Wenn dann auch noch Kinder mit mangelnden Deutschkenntnissen in den Schulbänken sitzen, wenn ausgerechnet die Kleinen, die es am nötigsten hätten, zu Hause keine Hilfe haben, dann wird klar, wie sehr schon die Grundschulen Reparaturbetriebe der Gesellschaft sind.
Diese Probleme sind nicht hausgemacht. Die Schulen können nicht dafür, die Städte auch nicht. Die Schwierigkeiten wurzeln in der Bildungspolitik des Landes Nordrhein-Westfalen. Dessen Ministerpräsidentin Hannelore Kraft (SPD) hat sich mit dem Spruch „Wir lassen kein Kind zurück“ zur Landesmutter wählen lassen.
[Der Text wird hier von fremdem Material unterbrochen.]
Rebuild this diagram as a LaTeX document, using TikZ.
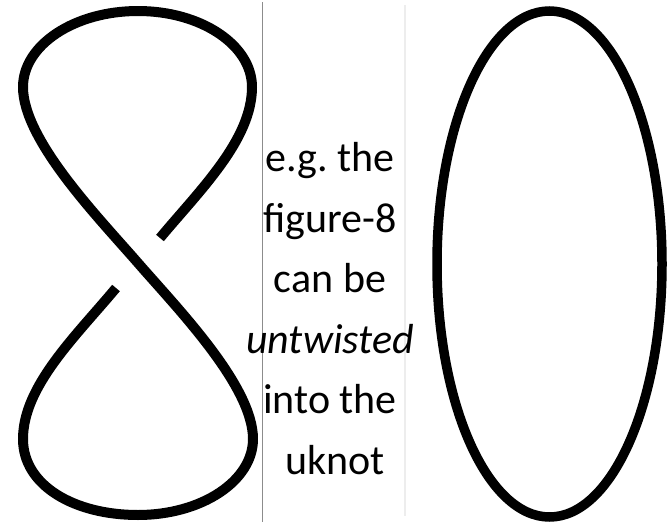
\documentclass[tikz,border=0pt]{standalone}
\usepackage{fontspec}
\setmainfont{Carlito}
\frenchspacing
\usetikzlibrary{positioning, calc}

\begin{document}
\begin{tikzpicture}[
        x=1pt, y=-1pt,
        knot/.style={draw=black, line width=10pt, line cap=butt, line join=round},
        unknot/.style={draw=black, line width=9.5pt},
        divider/.style={draw=#1, line width=1.2pt},
        caption/.style={align=center, inner sep=0pt, font=\fontsize{42}{60.5}\selectfont}
    ]
        \useasboundingbox (0,0) rectangle (667,522);

        % figure-8 knot, one strand with a gap at the crossing
        \coordinate (cross) at (138,263);
        \coordinate (gapA) at (160,238);
        \coordinate (gapB) at (116,288);
        \draw[knot] (gapA) .. controls (200,190) and (252,140) .. (252,87)
            .. controls (252,45) and (201,11) .. (138,11)
            .. controls (74.5,11) and (23,45) .. (23,87)
            .. controls (23,140) and (98,217) .. (cross)
            .. controls (178,309) and (253,386) .. (253,439)
            .. controls (253,481) and (201.5,515) .. (138,515)
            .. controls (75,515) and (23,486) .. (23,439)
            .. controls (23,386) and (76,336) .. (gapB);

        % unknot
        \draw[unknot] (549.5,264) ellipse [x radius=112.5, y radius=253];

        % dividers
        \draw[divider=gray!90] (262.5,2) -- (262.5,522);
        \draw[divider=black!7] (405,5) -- (405,516);

        \node[caption] (note) at (330,308.5) {e.g. the\\figure-8\\can be\\\textit{untwisted}\\into the\\\hspace*{.25em}uknot};

    \end{tikzpicture}
\end{document}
Wann wird sie wohl damit anfangen?
Für die Wuppertaler Grundschullehrerin geht ein Berufsleben zu Ende, an dem sich die ganze Entwicklung der Gesellschaft ablesen ließe. Vorbei die Zeiten, in denen die Familie eine Kindheit lang der sichere Hafen am Ende des täglichen Abenteuers war. Vorbei die Zeiten, in denen die Mutter mit dem Mittagessen wartete. Heute wartet oft niemand. Heute müssen Schulen organisieren, dass sie ihre Schüler möglichst lange am Tag in ihrer Obhut haben. Dass es in den allermeisten Fällen gelingt, grenzt an ein Wunder. Es wird möglich gemacht durch Lehrerinnen und Lehrer, für die ihr Beruf mehr ist als Geldverdienen und viel Urlaub. Diese Frauen und Männer haben den Dank aller Mütter und Väter verdient. Und sie brauchen Bildungspolitiker, die jetzt keine Ferien, sondern sich Gedanken darüber machen, wie sie Schulen so ausstatten, dass sie ihren Aufgaben auch in Zukunft gerecht werden können.
Ja, es stimmt: Bildung kostet sehr viel Geld. Aber keine Bildung ist auf die Dauer noch teurer.